The American people, as they faced the approaching age with the experiences of the race behind them, fashioned many of their institutions and laws on British models. This is true to such an extent that the subject of this book, the rise of labor in America, cannot be understood without a preliminary survey of the British industrial system nor even without some reference to the feudal system, of which English society for many centuries bore the marks and to which many relics of tenure and of class and governmental responsibility may be traced. Feudalism was a society in which the status of an individual was fixed: he was underman or overman in a rigid social scale according as he considered his relation to his superiors or to his inferiors.
Whatever movement there was took place horizontally, in the same class or on the same social level. The movement was not vertical, as it so frequently is today, and men did not ordinarily rise above the social level of their birth, never by design, and only perhaps by rare accident or genius. It was a little world of lords and serfs; of knights who graced court and castle, jousted at tournaments, or fought upon the field of battle; and of serfs who toiled in the fields, served in the castle, or, as the retainers of the knight, formed the crude soldiery of medieval days. For their labor and allegiance they were clothed and housed and fed. Yet though there were feast days gay with the color of pageantry and procession, the worker was always in a servile state, an underman dependent upon his master, and sometimes looking upon his condition as little better than slavery.
With the break-up of this rigid system came in England the emancipation of the serf, the rise of the artisan class, and the beginnings of peasant agriculture.
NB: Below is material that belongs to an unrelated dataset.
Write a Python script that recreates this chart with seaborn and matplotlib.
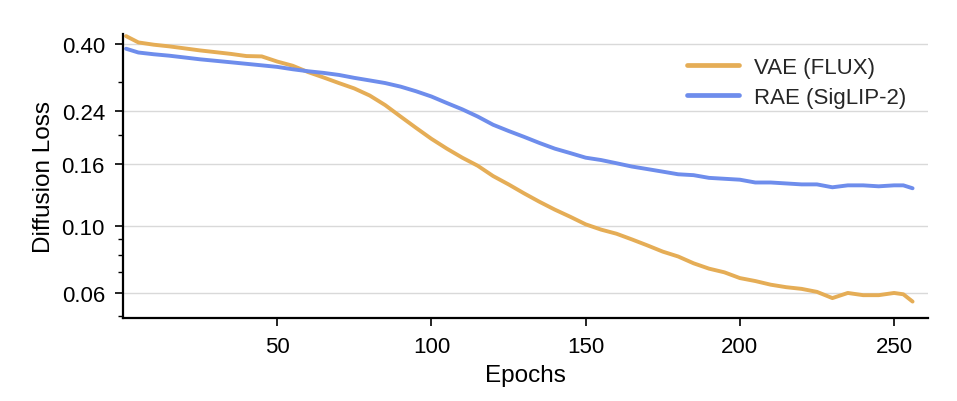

That personal gravitation which always draws together men of similar ambitions and tasks now began to work significant changes in the economic order. The peasantry, more or less scattered in the country, found it difficult to unite their powers for redressing their grievances, although there were some peasant revolts of no mean proportions. But the artisans of the towns were soon grouped into powerful organizations, called guilds, so carefully managed and so well disciplined that they dominated every craft and controlled every detail in every trade.
The relation of master to journeyman and apprentice, the wages, hours, quantity, and quality of the output, were all minutely regulated. Merchant guilds, similarly constituted, also prospered. The magnificent guild halls that remain in our day are monuments of the power and splendor of these organizations that made the towns of the later Middle Ages flourishing centers of trade, of handicrafts, and of art. As towns developed, they dealt the final blow to an agricultural system based on feudalism; they became cities of refuge for the runaway serfs, and their charters, insuring political and economic freedom, gave them superior advantages for trading.